Stranger Things 4 Would Have Been Better Without Hopper
Photo Courtesy of Netflix
Like many TV shows, Stranger Things is a creature of habit. For three seasons, the Netflix show stealthily recycled the same plot—terror comes to small-town 1980s Indiana and it’s up to a ragtag group of teens to save the day—to shockingly great effect. The series was energizing. It mingled horror with well-placed comedy and effective coming-of-age drama to tell an engaging, relatable story that almost single-handedly justified the practice of binge-watching. But even so, by the time the third season concluded, viewers had started clueing into the fact that the show was retreading ground, following the same narrative beats but covering up its tracks by introducing new variations of monsters from the terrifying otherworld known as the Upside Down. So when the Byers family-plus-Eleven (Millie Bobby Brown) packed their belongings and left Hawkins following the big showdown in Season 3, it was a much-needed promise of something fresh and new. And while Season 4, with its dissonant plots set in Indiana, California, Russia, and an underground lab in the desert, certainly can’t be accused of retreading the same ground as the three previous seasons, it still refused to release its hold on the familiar by not allowing Jim Hopper (David Harbour) to take a backseat to the rest of the action.

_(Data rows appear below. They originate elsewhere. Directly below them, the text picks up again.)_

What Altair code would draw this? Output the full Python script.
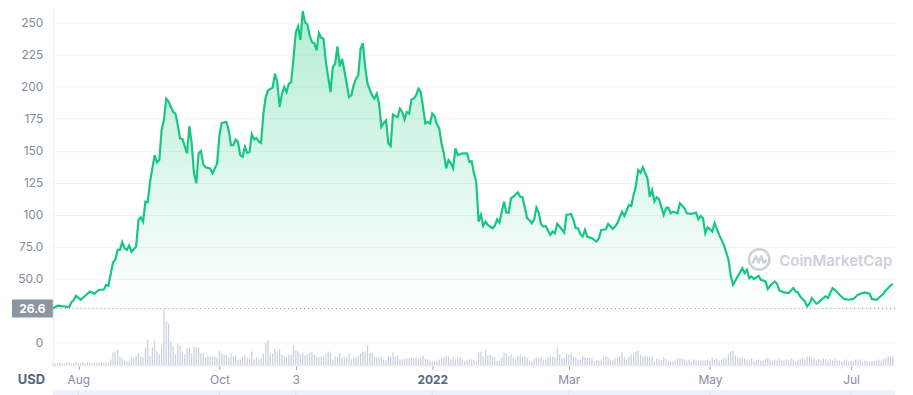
import altair as alt
import pandas as pd

# ---------------- data ----------------
start_date = "2021-07-21"
start_price = 26.6

# price points: day offset from start_date, price in USD
price_days = [
    0, 2, 7, 8, 9, 10, 12, 14, 16, 18, 20, 22, 23, 24, 26, 27, 28, 29, 30, 31,
    32, 33, 34, 36, 37, 38, 39, 40, 41, 42, 44, 45, 46, 47, 48, 49, 50, 52, 53, 54,
    55, 56, 58, 59, 60, 61, 62, 63, 64, 65, 66, 68, 69, 71, 72, 73, 75, 76, 77, 78,
    79, 80, 81, 82, 83, 84, 85, 86, 87, 88, 89, 90, 91, 92, 93, 95, 96, 97, 98, 99,
    100, 101, 102, 103, 104, 105, 106, 107, 108, 109, 110, 111, 112, 113, 114, 115, 116, 117, 118, 120,
    121, 122, 123, 124, 125, 126, 127, 128, 129, 130, 131, 132, 133, 134, 135, 136, 137, 138, 139, 140,
    141, 142, 143, 144, 145, 146, 147, 148, 149, 150, 151, 152, 153, 154, 155, 156, 157, 158, 159, 160,
    161, 162, 163, 164, 165, 166, 167, 168, 169, 170, 171, 172, 173, 174, 175, 177, 179, 180, 181, 182,
    183, 184, 185, 186, 187, 188, 190, 191, 192, 193, 195, 196, 197, 198, 199, 201, 202, 203, 205, 206,
    207, 208, 209, 210, 211, 212, 213, 215, 216, 217, 218, 219, 221, 222, 224, 225, 226, 227, 228, 229,
    230, 231, 233, 235, 236, 237, 239, 240, 242, 243, 244, 246, 247, 249, 250, 251, 252, 253, 254, 255,
    257, 258, 259, 260, 261, 262, 264, 265, 266, 267, 268, 270, 271, 273, 274, 276, 278, 279, 280, 281,
    282, 283, 285, 286, 288, 289, 290, 292, 293, 294, 296, 298, 299, 300, 301, 302, 303, 305, 306, 308,
    309, 310, 312, 313, 314, 316, 318, 320, 321, 322, 323, 325, 326, 327, 328, 330, 331, 333, 334, 335,
    337, 338, 340, 342, 344, 346, 348, 349, 351, 353, 354, 356, 358, 359, 360, 362, 363,
]
price_values = [
    26.6, 28.8, 27.8, 31.4, 33.0, 36.6, 33.5, 36.6, 39.8, 38.2, 41.3, 41.3, 45.0, 44.4, 62.6, 64.7, 72.5, 72.5, 78.5, 73.8,
    72.5, 75.9, 70.9, 75.1, 95.9, 98.0, 94.6, 110.2, 109.7, 125.7, 146.6, 140.9, 142.7, 166.0, 173.8, 190.7, 188.5, 180.3, 179.0, 169.9,
    159.6, 159.0, 147.9, 169.2, 155.7, 132.3, 124.5, 148.3, 149.9, 139.5, 137.0, 136.2, 132.3, 140.1, 162.1, 171.7, 172.5, 166.0, 154.3, 154.3,
    158.8, 156.9, 146.6, 145.2, 153.0, 148.3, 149.1, 162.9, 158.8, 160.0, 157.0, 156.1, 179.0, 192.0, 197.2, 199.3, 210.2, 203.7, 184.2, 194.6,
    199.8, 195.9, 202.4, 203.7, 221.9, 242.7, 247.1, 236.7, 259.1, 250.5, 248.7, 240.1, 234.9, 234.1, 228.4, 241.9, 238.3, 237.5, 219.3, 195.9,
    215.4, 218.0, 231.5, 215.9, 221.9, 212.8, 202.4, 192.0, 193.3, 201.1, 206.3, 208.9, 229.7, 234.1, 215.4, 202.4, 197.7, 193.3, 190.7, 194.6,
    186.8, 168.6, 171.7, 173.8, 155.7, 153.8, 178.3, 177.2, 176.4, 182.9, 180.3, 174.4, 180.3, 179.0, 190.0, 190.7, 193.3, 198.5, 195.9, 184.2,
    171.3, 172.5, 171.3, 179.0, 177.0, 170.7, 167.4, 155.7, 147.9, 136.2, 142.7, 140.1, 136.2, 151.8, 146.6, 147.9, 147.9, 141.3, 141.9, 132.3,
    125.7, 94.6, 99.8, 91.2, 94.6, 92.0, 89.4, 91.2, 96.4, 93.8, 110.2, 101.6, 101.6, 112.8, 114.0, 117.5, 114.0, 113.6, 97.2, 95.9,
    93.3, 95.9, 105.5, 101.6, 92.5, 90.7, 91.2, 84.2, 86.8, 85.5, 92.8, 90.7, 86.0, 99.8, 100.6, 95.9, 89.4, 89.4, 84.7, 82.9,
    88.1, 82.9, 81.6, 79.0, 81.6, 88.1, 88.6, 92.8, 88.9, 90.7, 93.3, 102.4, 99.0, 107.6, 106.8, 115.4, 122.4, 134.9, 132.8, 137.0,
    128.4, 114.0, 119.3, 110.2, 113.6, 112.0, 99.8, 105.0, 105.5, 101.1, 102.4, 101.1, 108.9, 105.0, 101.1, 100.6, 101.6, 96.4, 99.0, 97.2,
    85.5, 90.2, 86.8, 93.3, 84.2, 80.3, 76.4, 65.0, 52.0, 45.2, 51.7, 58.2, 54.3, 56.9, 50.4, 51.7, 49.6, 52.2, 49.1, 47.8,
    41.9, 44.4, 47.8, 46.0, 40.8, 39.2, 38.7, 42.6, 40.0, 39.2, 36.1, 32.2, 28.3, 30.4, 34.8, 30.4, 31.4, 34.8, 36.1, 34.8,
    42.6, 41.3, 37.4, 34.1, 33.5, 34.1, 37.4, 38.2, 39.2, 38.2, 34.1, 33.5, 36.6, 38.2, 40.8, 44.4, 46.0,
]

# daily trading volume (relative units), one value per day from start_date
volume_values = [
    2, 2, 2, 3, 2, 2, 3, 3, 2, 2, 3, 2, 2, 3, 2, 3, 3, 2, 2, 3,
    3, 3, 2, 3, 3, 6, 13, 14, 16, 9, 7, 5, 4, 5, 8, 8, 10, 12, 9, 8,
    18, 26, 10, 18, 25, 14, 11, 20, 56, 44, 42, 24, 19, 11, 22, 20, 14, 11, 17, 18,
    12, 19, 18, 18, 12, 13, 8, 10, 9, 9, 9, 8, 15, 12, 11, 11, 8, 12, 9, 10,
    6, 6, 8, 10, 8, 7, 14, 6, 8, 6, 7, 12, 23, 25, 12, 12, 17, 14, 16, 11,
    9, 8, 11, 11, 20, 15, 14, 11, 13, 10, 11, 13, 14, 11, 9, 8, 9, 10, 12, 14,
    13, 6, 9, 8, 12, 8, 8, 8, 12, 6, 8, 8, 10, 12, 14, 14, 20, 12, 13, 9,
    8, 8, 8, 6, 5, 9, 9, 13, 9, 10, 6, 6, 7, 7, 7, 8, 7, 8, 7, 8,
    10, 7, 6, 5, 4, 4, 5, 6, 8, 8, 10, 9, 6, 8, 6, 8, 8, 6, 4, 5,
    6, 6, 6, 4, 13, 14, 9, 16, 10, 11, 9, 8, 5, 5, 8, 13, 12, 9, 11, 8,
    6, 9, 11, 8, 9, 8, 5, 4, 7, 8, 8, 8, 6, 6, 8, 10, 9, 8, 18, 11,
    7, 7, 12, 11, 13, 8, 8, 6, 6, 9, 8, 8, 8, 7, 4, 5, 5, 6, 9, 9,
    8, 6, 5, 7, 8, 9, 13, 8, 6, 9, 11, 12, 14, 15, 11, 9, 10, 9, 8, 9,
    4, 7, 6, 5, 8, 7, 5, 4, 4, 5, 7, 7, 7, 6, 5, 6, 4, 6, 5, 5,
    5, 5, 5, 6, 5, 8, 6, 7, 5, 6, 8, 7, 11, 14, 15, 10, 8, 8, 7, 7,
    6, 5, 7, 4, 5, 6, 5, 5, 7, 8, 6, 5, 6, 5, 7, 5, 5, 6, 5, 7,
    6, 4, 5, 6, 8, 6, 9, 9, 7, 7, 5, 7, 5, 7, 6, 5, 7, 5, 7, 5,
    5, 4, 5, 6, 4, 5, 4, 6, 5, 6, 4, 5, 4, 4, 4, 5, 5, 6, 5, 7,
    7, 9, 9, 9,
]

x_tick_dates = ["2021-08-01", "2021-10-01", "2021-11-03", "2022-01-01",
                "2022-03-01", "2022-05-01", "2022-07-01"]
y_tick_values = [0, 50, 75, 100, 125, 150, 175, 200, 225, 250]

watermark_text = "CoinMarketCap"
watermark_logo_date = "2022-05-22T07:00:00"
watermark_logo_price = 65.0
watermark_text_date = "2022-05-31T00:00:00"
watermark_text_price = 63.5

# ---------------- tables ----------------
base = pd.Timestamp(start_date)
price_df = pd.DataFrame({
    "date": base + pd.to_timedelta(price_days, unit="D"),
    "price": price_values,
})
vol_df = pd.DataFrame({
    "date": base + pd.to_timedelta(list(range(len(volume_values))), unit="D"),
    "volume": volume_values,
})
label_df = pd.DataFrame({"price": [start_price],
                         "top": [start_price + 7], "bottom": [start_price - 7]})
logo_df = pd.DataFrame({"date": [pd.Timestamp(watermark_logo_date)],
                        "price": [watermark_logo_price]})
wm_df = pd.DataFrame({"date": [pd.Timestamp(watermark_text_date)],
                      "price": [watermark_text_price], "t": [watermark_text]})
nav_df = pd.DataFrame({"start": [price_df["date"].min()], "end": [pd.Timestamp("2022-07-20")]})
nav_sep_df = pd.DataFrame({"date": pd.to_datetime(x_tick_dates)})


def dt(s):
    t = pd.Timestamp(s)
    return alt.DateTime(year=t.year, month=t.month, date=t.day)


x_scale = alt.Scale(domain=[dt("2021-07-21"), dt("2022-07-20")], padding=0)
y_scale = alt.Scale(domain=[-17.9, 261.1], nice=False, zero=False)

GREEN = "#16c784"
FONT = "Inter"

x_axis = alt.Axis(
    values=[dt(d) for d in x_tick_dates],
    labelExpr="month(datum.value) == 0 ? timeFormat(datum.value, '%Y') : "
              "(month(datum.value) == 10 ? timeFormat(datum.value, '%-d') : timeFormat(datum.value, '%b'))",
    labelFont=FONT, labelFontSize=12,
    labelColor={"condition": {"test": "month(datum.value) == 0", "value": "#58667e"}, "value": "#858ca2"},
    labelFontWeight={"condition": {"test": "month(datum.value) == 0", "value": "bold"}, "value": "normal"},
    labelPadding=5, tickSize=4, tickColor="#9aa1b4", domainColor="#eceff4",
    grid=False, title=None,
)
y_axis = alt.Axis(
    values=y_tick_values,
    labelExpr="datum.value > 0 && datum.value < 100 ? format(datum.value, '.1f') : format(datum.value, 'd')",
    labelFont=FONT, labelFontSize=12, labelColor="#808a9d", labelPadding=10,
    ticks=False, grid=True, gridColor="#eff2f5", domainColor="#eceff4",
    title="USD", titleAngle=0, titleX=-22, titleY=372, titleAlign="center",
    titleBaseline="middle", titleFont=FONT, titleFontSize=13,
    titleFontWeight="bold", titleColor="#58667e",
)


def X(field="date:T"):
    return alt.X(field, scale=x_scale, axis=x_axis)


def Y(field="price:Q"):
    return alt.Y(field, scale=y_scale, axis=y_axis)


gradient = alt.Gradient(
    gradient="linear",
    stops=[alt.GradientStop(color="rgba(22,199,132,0.32)", offset=0),
           alt.GradientStop(color="rgba(22,199,132,0.0)", offset=1)],
    x1=1, x2=1, y1=0, y2=1,
)

area = alt.Chart(price_df).mark_area(color=gradient).encode(
    x=X(), y=Y(), y2=alt.Y2(datum=start_price),
)

line = alt.Chart(price_df).mark_line(color=GREEN, strokeWidth=2.2).encode(x=X(), y=Y())

rule = alt.Chart(label_df).mark_rule(color="#8a8f99", strokeDash=[1, 3], strokeWidth=1).encode(y=Y())

label_box = alt.Chart(label_df).mark_rect(color="#8e95a2").encode(
    x=alt.value(-41), x2=alt.value(0), y=Y("top:Q"), y2="bottom:Q",
)
label_text = alt.Chart(label_df).mark_text(
    color="white", font=FONT, fontSize=12, fontWeight="bold", align="center", baseline="middle"
).encode(
    x=alt.value(-20.5), y=Y(), text=alt.Text("price:Q", format=".1f"),
)

WM = "#cbd0da"
logo_circle = alt.Chart(logo_df).mark_point(
    shape="circle", filled=False, size=420, strokeWidth=2.6, color=WM, opacity=1
).encode(x=X(), y=Y())
logo_wave = alt.Chart(logo_df).mark_point(
    shape="M -0.62 0.3 L -0.32 -0.3 L -0.05 0.3 L 0.2 -0.3 L 0.38 0.22 Q 0.5 0.45 0.66 0.12",
    filled=False, size=420, strokeWidth=2.6, color=WM, opacity=1, strokeJoin="round", strokeCap="round",
).encode(x=X(), y=Y())
wm_text = alt.Chart(wm_df).mark_text(
    color=WM, font=FONT, fontSize=15, fontWeight=600, align="left", baseline="middle"
).encode(x=X(), y=Y(), text="t:N")

# navigator strip under the axis (only its top edge shows in the window)
nav = alt.Chart(nav_df).mark_rect(color="#edf1fb").encode(
    x=alt.X("start:T", scale=x_scale, axis=x_axis), x2="end:T",
    y=alt.value(383), y2=alt.value(400),
)
nav_sep = alt.Chart(nav_sep_df).mark_rule(color="#dce2f1", strokeWidth=1).encode(
    x=alt.X("date:T", scale=x_scale, axis=x_axis),
    y=alt.value(383), y2=alt.value(400),
)

volume = alt.Chart(vol_df).mark_bar(color="#c8cede", width=1.2).encode(
    x=X(),
    y=alt.Y("volume:Q", scale=alt.Scale(domain=[0, 358], nice=False), axis=None),
)

price_layer = alt.layer(area, logo_circle, logo_wave, wm_text, line, rule, label_box, label_text)

chart = alt.layer(nav, nav_sep, volume, price_layer).resolve_scale(y="independent").properties(
    width=845, height=358,
    padding={"left": 45, "top": 0, "right": 10, "bottom": 29},
    autosize=alt.AutoSizeParams(type="none"),
    background="white",
).configure_view(stroke=None)

chart.save("out.html", embed_options={"renderer": "svg", "actions": False})
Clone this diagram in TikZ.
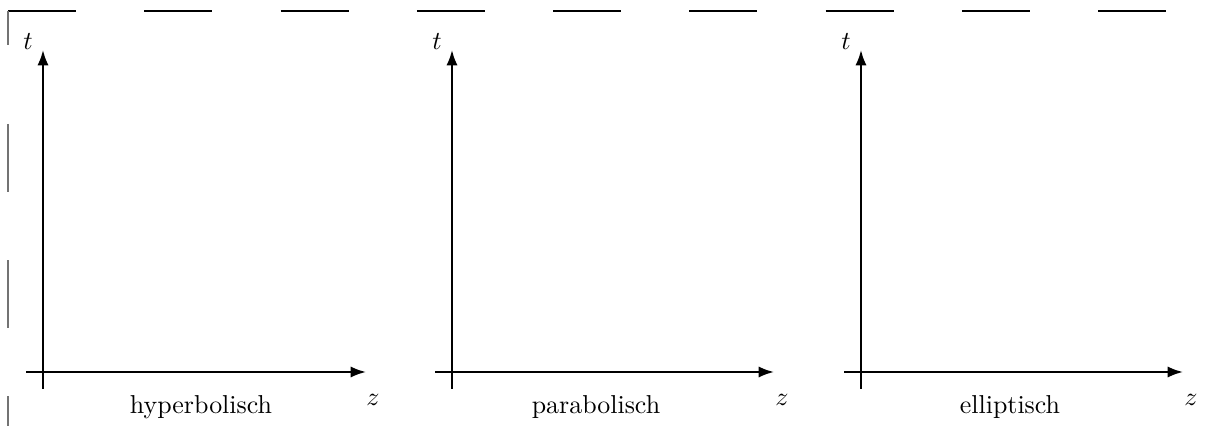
\documentclass[tikz,border=0pt]{standalone}
\usepackage{amsmath,amssymb}
\usepackage{tikz}
\usetikzlibrary{arrows.meta}

\begin{document}
\begin{tikzpicture}[x=0.386pt,y=-0.386pt,
  axis/.style={line width=0.8pt,-{Latex[length=5.9pt,width=4.3pt]}}]
\useasboundingbox (0,0) rectangle (1210,426);
% dashed frame, top and left
\draw[line width=0.4pt,dash pattern=on 26.3pt off 26.3pt] (8,11) -- (1210,11);
\draw[black!55,line width=0.4pt,dash pattern=on 13.1pt off 30.5pt on 26.3pt off 26.3pt on 26.3pt off 26.3pt on 26.3pt off 30pt] (8,11) -- (8,426);
% hyperbolisch
\coordinate (h0) at (26,372);
\coordinate (hz) at (366,372);
\coordinate (hv) at (43,389);
\coordinate (ht) at (43,50);
\draw[axis] (h0) -- (hz);
\draw[axis] (hv) -- (ht);
\node (htl) at (28,42) {$t$};
\node (hzl) at (373,400) {$z$};
\node[anchor=base] (hname) at (201,414) {hyperbolisch};
% parabolisch
\coordinate (p0) at (435,372);
\coordinate (pz) at (774,372);
\coordinate (pv) at (452,389);
\coordinate (pt) at (452,50);
\draw[axis] (p0) -- (pz);
\draw[axis] (pv) -- (pt);
\node (ptl) at (437,42) {$t$};
\node (pzl) at (782,400) {$z$};
\node[anchor=base] (pname) at (596,414) {parabolisch};
% elliptisch
\coordinate (e0) at (844,372);
\coordinate (ez) at (1183,372);
\coordinate (ev) at (861,389);
\coordinate (et) at (861,50);
\draw[axis] (e0) -- (ez);
\draw[axis] (ev) -- (et);
\node (etl) at (846,42) {$t$};
\node (ezl) at (1191,400) {$z$};
\node[anchor=base] (ename) at (1010,414) {elliptisch};
\end{tikzpicture}
\end{document}
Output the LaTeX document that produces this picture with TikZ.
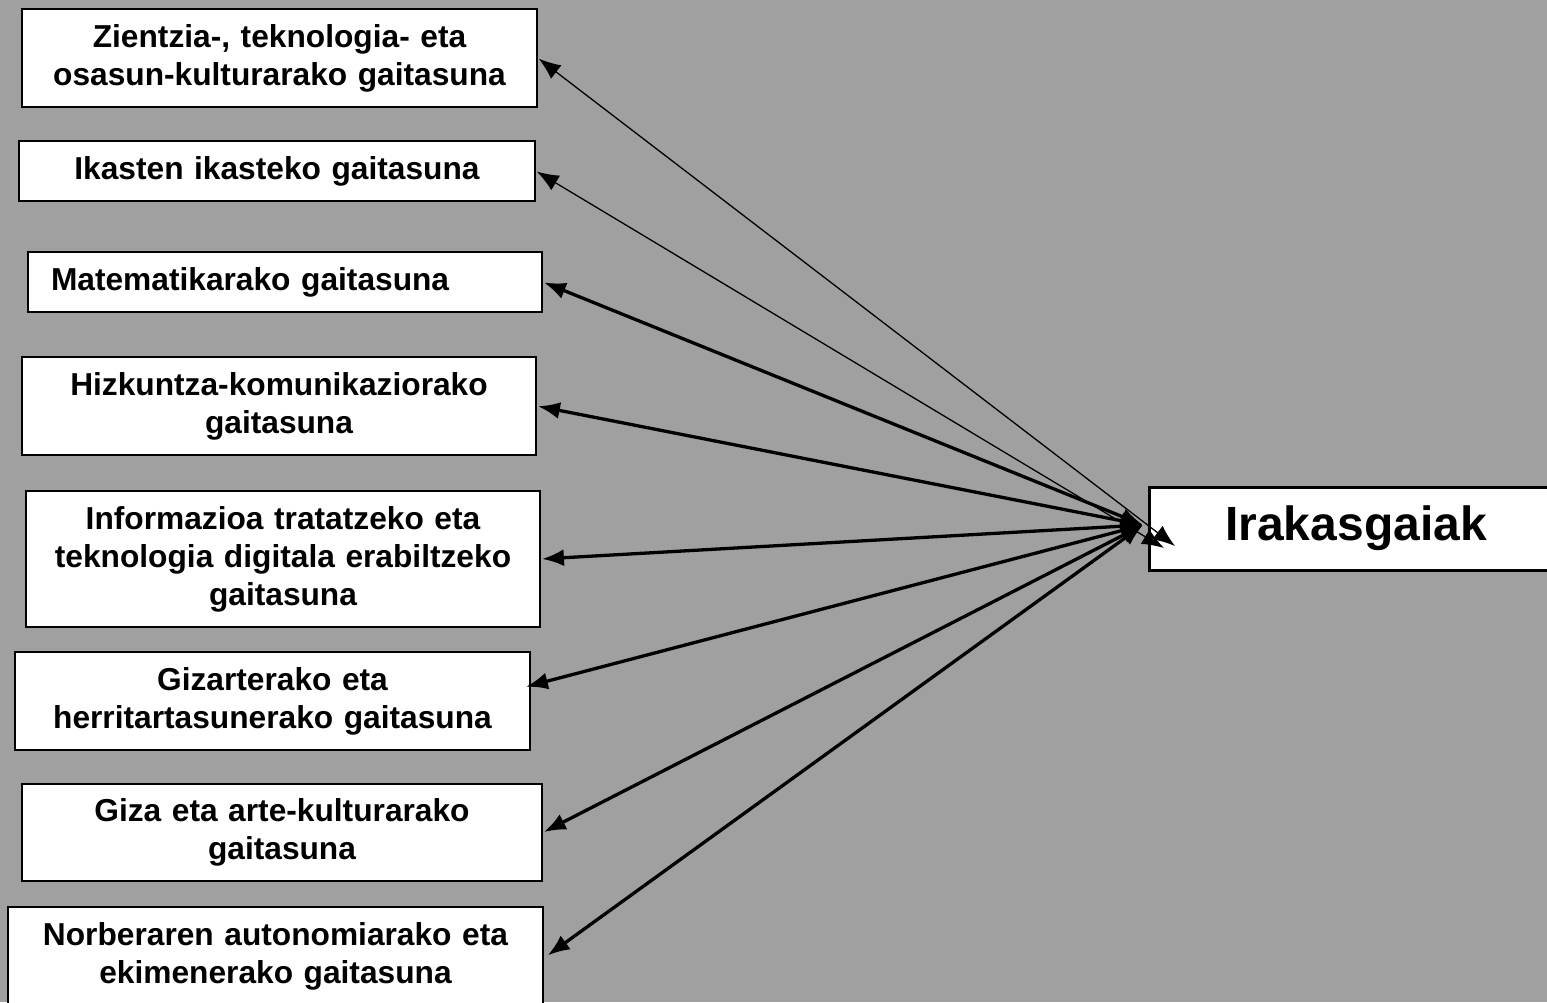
\documentclass[tikz,border=0pt]{standalone}
\usepackage{fontspec}
\setmainfont{Liberation Sans}
\usetikzlibrary{arrows.meta}
\definecolor{bggray}{RGB}{160,160,160}

\begin{document}
\begin{tikzpicture}[x=1pt,y=-1pt]

\tikzstyle{gaitasun} = [rectangle, draw=black, line width=1.8pt, fill=white, inner sep=0pt, align=center, font=\fontsize{31.7}{38}\selectfont\bfseries, text=black]
\tikzstyle{irakas} = [gaitasun, line width=3pt, font=\fontsize{48}{56}\selectfont\bfseries]
\tikzstyle{gaiarc} = [{Latex[length=22pt,width=17pt]}-{Latex[length=22pt,width=17pt]}, line width=3.3pt, shorten <=1pt]
\tikzstyle{gaiarcthin} = [gaiarc, line width=1.3pt]

\fill[bggray] (0,0) rectangle (1547,1002);
\clip (0,0) rectangle (1547,1002);

\node[gaitasun, text width=515pt, minimum height=98pt] (zientzia) at (279.5,58) {Zientzia-, teknologia- eta\\osasun-kulturarako gaitasuna};
\node[gaitasun, text width=516pt, minimum height=60pt] (ikasten) at (277,171) {Ikasten ikasteko gaitasuna};
\node[gaitasun, text width=468pt, inner xsep=23pt, align=left, minimum height=60pt] (matematika) at (285,282) {Matematikarako gaitasuna};
\node[gaitasun, text width=514pt, minimum height=98pt] (hizkuntza) at (279,406) {Hizkuntza-komunikaziorako\\gaitasuna};
\node[gaitasun, text width=514pt, minimum height=136pt] (informazioa) at (283,559) {Informazioa tratatzeko eta\\teknologia digitala erabiltzeko\\gaitasuna};
\node[gaitasun, text width=515pt, minimum height=98pt] (gizarte) at (272.5,701) {Gizarterako eta\\herritartasunerako gaitasuna};
\node[gaitasun, text width=520pt, minimum height=97pt] (giza) at (282,832.5) {Giza eta arte-kulturarako\\gaitasuna};
\node[gaitasun, text width=535pt, minimum height=98pt] (norberaren) at (275.5,956) {Norberaren autonomiarako eta\\ekimenerako gaitasuna};

\node[irakas, text width=414pt, minimum height=83pt] (irakasgaiak) at (1356,528.5) {Irakasgaiak};

\coordinate (hub) at (1143,525);
\coordinate (hubA) at (1175,546);
\coordinate (hubB) at (1164,548);

\draw[gaiarcthin] (zientzia.east) -- (hubA);
\draw[gaiarcthin] (ikasten.east) -- (hubB);
\draw[gaiarc] (matematika.east) -- (hub);
\draw[gaiarc] (hizkuntza.east) -- (hub);
\draw[gaiarc] (informazioa.east) -- (hub);
\draw[gaiarc] ([xshift=-6pt,yshift=14pt]gizarte.east) -- (hub);
\draw[gaiarc] (giza.east) -- (hub);
\draw[gaiarc] ([xshift=3pt]norberaren.east) -- (hub);

\end{tikzpicture}
\end{document}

As frustrating as it can be to watch a beloved show struggle to evolve as it ages alongside its characters, it’s arguably more frustrating to see writers who are too afraid to make necessary changes so that a show can become the best version of itself. No doubt, previous seasons of Stranger Things benefited greatly from the presence of Hopper, who is one of only a few adult characters with any effect on the show’s main story. His relationship with Eleven had been a stabilizing presence, providing moments of emotionality between action and comedy. Meanwhile, his burgeoning relationship with Joyce (Winona Ryder) was a sweet and welcome alternative to the hormone-fueled tales of young love involving the show’s teenage characters. But in Season 4, Hopper languished in a dreadful storyline that dragged on and on and had viewers reaching for the fast-forward buttons on their remotes.
It might not be fair to ask Harbour, who is one of two Stranger Things actors to have been recognized by Emmy voters for their performance on the series (the other is Brown), to sit out an entire season. But allowing the character to spend the entirety of the first seven, extremely long episodes trapped in a Russian prison is hardly the answer either. It’s painfully monotonous (not to mention monochromatic), and while that is probably synonymous with life in prison, it doesn’t exactly make for good television. The one highlight of the arc is Harbour’s emotionally affecting monologue about Hopper’s history with Agent Orange and his daughter’s ensuing death. But it’s too little, too late, which is almost laughable given that the events of each season happen over a period of days. Consciously, we know Joyce and Murray’s (Brett Gelman) hasty rescue mission to Russia is not actually all that long in the grand scheme of things, but it feels that way because it’s easily the least engaging and most expendable of the show’s numerous plots this season. And that’s really what it all comes down to: being expendable.